The road to Füssen passes by Sigmundsburg, Fernsee and Biberwier mentioned in the preceding narrative also the beautiful Blendsee and Mittersee (accessible only to the pedestrian) or rather the by-paths leading to them. Leermoos is the next place passed, – a straggling, inconsiderable hamlet, but affording a pleasing incident in the landscape, when, after passing it, the steep road winds back upon it and reveals it again far far below you. It is, however, quite possible to put up for a night with the accommodation afforded by the Post inn, and by this means one of the most justly celebrated natural beauties may be enjoyed, in the sunset effects produced by the lighting up of the Zugspitzwand.

Next is Lähn, whose situation disposes one to believe the tradition that it has its name from the avalanches ( Lawinen , locally contracted into Lähne) by which the valley is frequently visited, and chiefly from a terrible one, in the fifteenth century, which destroyed the village, till then called Mitterwald. A carrier who had been wont to pass that way, struck with compassion at the desolation of the place, aided in providing the surviving inhabitants to rebuild their chapel, and tradition fables of him that they were aided by an angel. The road opens out once more as we approach Heiterwang; there is also a post-road hence to Ammergau; here, a small party may put up at the Rossl, for the sake of visiting the Plansee, the second largest lake of Tirol, on the right (east) of the road; on the left is the opening of the Lechthal, a difficult excursion even to the most practised pedestrian. For those who study convenience the Plansee may be better visited from Reutte.

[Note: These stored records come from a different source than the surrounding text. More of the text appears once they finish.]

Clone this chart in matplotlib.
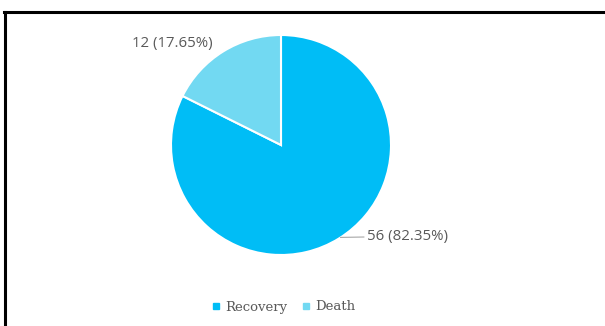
import matplotlib

matplotlib.use("Agg")
import matplotlib.pyplot as plt
from matplotlib.lines import Line2D

labels = ["Recovery", "Death"]
values = [56, 12]
colors = ["#00bdf6", "#72d9f2"]

W, H = 605, 326
fig = plt.figure(figsize=(W / 100, H / 100), dpi=100)
fig.patch.set_facecolor("white")

# pie centre (281, 145) px from top-left, radius 110 px
cx, cy, r = 281, 145, 110
ax = fig.add_axes([(cx - r) / W, (H - cy - r) / H, 2 * r / W, 2 * r / H])
ax.pie(values, colors=colors, startangle=90, counterclock=False,
       wedgeprops=dict(edgecolor="white", linewidth=1.5), radius=1)
ax.set_xlim(-1, 1)
ax.set_ylim(-1, 1)
ax.set_aspect("equal")
ax.axis("off")

total = sum(values)
txt = [f"{v} ({v / total * 100:.2f}%)" for v in values]
ax.annotate(txt[0], xy=(0.54, -0.84), xytext=(0.78, -0.83), ha="left", va="center",
            fontsize=10.8, color="#595959", family="Open Sans",
            arrowprops=dict(arrowstyle="-", color="#a6a6a6", lw=0.8,
                            shrinkA=0, shrinkB=0))
ax.text(-0.62, 0.92, txt[1], ha="right", va="center", fontsize=10.8,
        color="#595959", family="Open Sans")

handles = [Line2D([], [], marker="s", linestyle="", markersize=4.5,
                  color=c) for c in colors]
fig.legend(handles, labels, loc="center", bbox_to_anchor=(284 / W, 1 - 307 / H),
           ncol=2, frameon=False, handlelength=0.6, handletextpad=0.4,
           columnspacing=1.1, prop=dict(family="DejaVu Serif", size=9.5),
           labelcolor="#595959")

# partial black frame (top and left)
fig.add_artist(Line2D([4 / W, 1], [1 - 12 / H] * 2, color="black", lw=2.2,
                      transform=fig.transFigure))
fig.add_artist(Line2D([5 / W] * 2, [0, 1 - 12 / H], color="black", lw=2.2,
                      transform=fig.transFigure))

fig.savefig("out.png", dpi=100)
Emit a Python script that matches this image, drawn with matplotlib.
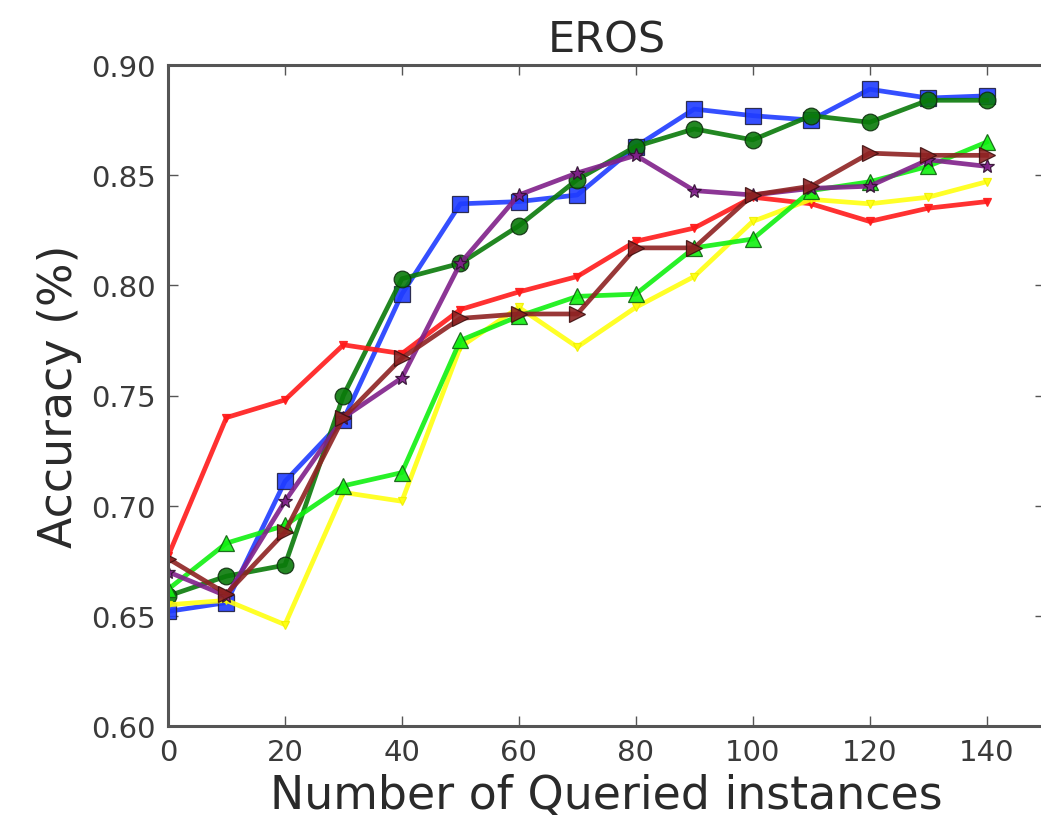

After Heiterwang the rocks close in again on the road as we pass through the Ehrenberger Klause, celebrated again and again through the pages of Tirolese history, from the very earliest times, for heroic defences; its castle is an important and beautiful ruin; and so the road proceeds to Reutte, Füssen, and the much visited Lustschloss of Schwangau; but as these are in Bavaria I must not occupy my Tirolese pages with them, but mention only the Mangtritt, the boundary pass, where a cross stands out boldly against the sky, in memory of S. Magnus, the apostle of these valleys. The devil, furious at the success of the saint with his conversion of the heathen inhabitants, sent a tribe of wild and evil men, says one version of the legend, a formidable dragon according to another, to exterminate him; he was thus driven to the narrow glen where the fine post-road now runs between the rocks beside the roaring Lech. Nothing daunted, the saint sprang across to the opposite rock whither his adversaries, who had no guardian angels’ wings to ‘bear them up’, durst not pursue him; it is a curious fact for the comparative mythologist that the same pass bears also the name of Jusulte (Saltus Julii) and the tradition that Julius Cæsar performed a similar feat here on horseback. Near it is a poor little inn, called ‘the White House,’ where local vintages may be tasted.

Reutte has two inns; the Post and Krone , and from it more excursions may be made than I have space to chronicle. That to Breitenwang is an easy one; a house here is pointed out as having been built on the spot where stood a poor hut which gave shelter in his last moments to Lothair II. ‘the Saxon’ overtaken by death on his return journey from the war in Italy, 1137; what remained of the old materials having been conscientiously worked into the building, down to the most insignificant spar; a tablet records the event. The church, a Benedictine foundation of the twelfth century, was rebuilt in the seventeenth, and contains many specimens of what Tirolese artists can do in sculpture, wood-carving, and painting. A quaint chapel in the churchyard has a representation in stucco of the ‘Dance of Death.’

The country between this and the Plansee is called the Achenthal, fortunately distinguished by local mispronounciation as the Archenthal from the better known (though not deservingly so) Achenthal, which we shall visit later. The Ache or Arche affords several water-falls, the most important of them, the Stuibfall, is nearly a hundred feet in height, and on a bright evening a beautiful ‘iris’ may be seen enthroned in its foam.

At the easternmost extremity of the Plansee, to be reached either by pleasure boat or mountain path, near the little border custom-house, the Kaiser-brunnen flows into the lake, so called because its cool waters once afforded a refreshing drink to Ludwig of Brandenberg, when out hunting: a crucifix marks the spot. There is also a chapel erected at the end of the 17th century, in consequence of some local vow, containing a picture of the ‘Vierzehn Nothhelfer;’ and as the so-called ‘Fourteen Helpers in Need’ are a favourite devotion all over North-Tirol I may as well mention their legend here at our first time of meeting them. The story is that on the feast of the Invention of the Cross, 1445, a shepherd-boy named Hermann, serving the Cistercian monks of Langheim (some thirty miles south of Mayence) was keeping sheep on a farm belonging to them in Frankenthal not far from Würtzburg, when he heard a child’s voice crying to him out of the long grass; he turned round and saw a beautiful infant with two tapers burning before it, who disappeared as he approached. On the vigil of S. Peter in the following year Hermann saw the same vision repeated, only this time the beautiful infant was surrounded by a court of fourteen other children, who told him they were the ‘Vierzehn Nothelfer,’ and that he was to build a chapel to them. The monks refused to believe Hermann’s story, but the popular mind connected it with a devotion which was already widespread, and by the year 1448 the mysteriously ordered chapel was raised, and speedily became a place of pilgrimage. This chapel has been constantly maintained and enlarged and has now grown into a considerable church; and the devotion to the ‘Fourteen Helpers in Need’ spread over the surrounding country with the usual rapid spread of a popular devotion. 39The chief remaining points of interest in the further journey to Innsbruck, taking it up where we diverged from it at Nassereit, are mentioned later in my excursions for Innsbruck.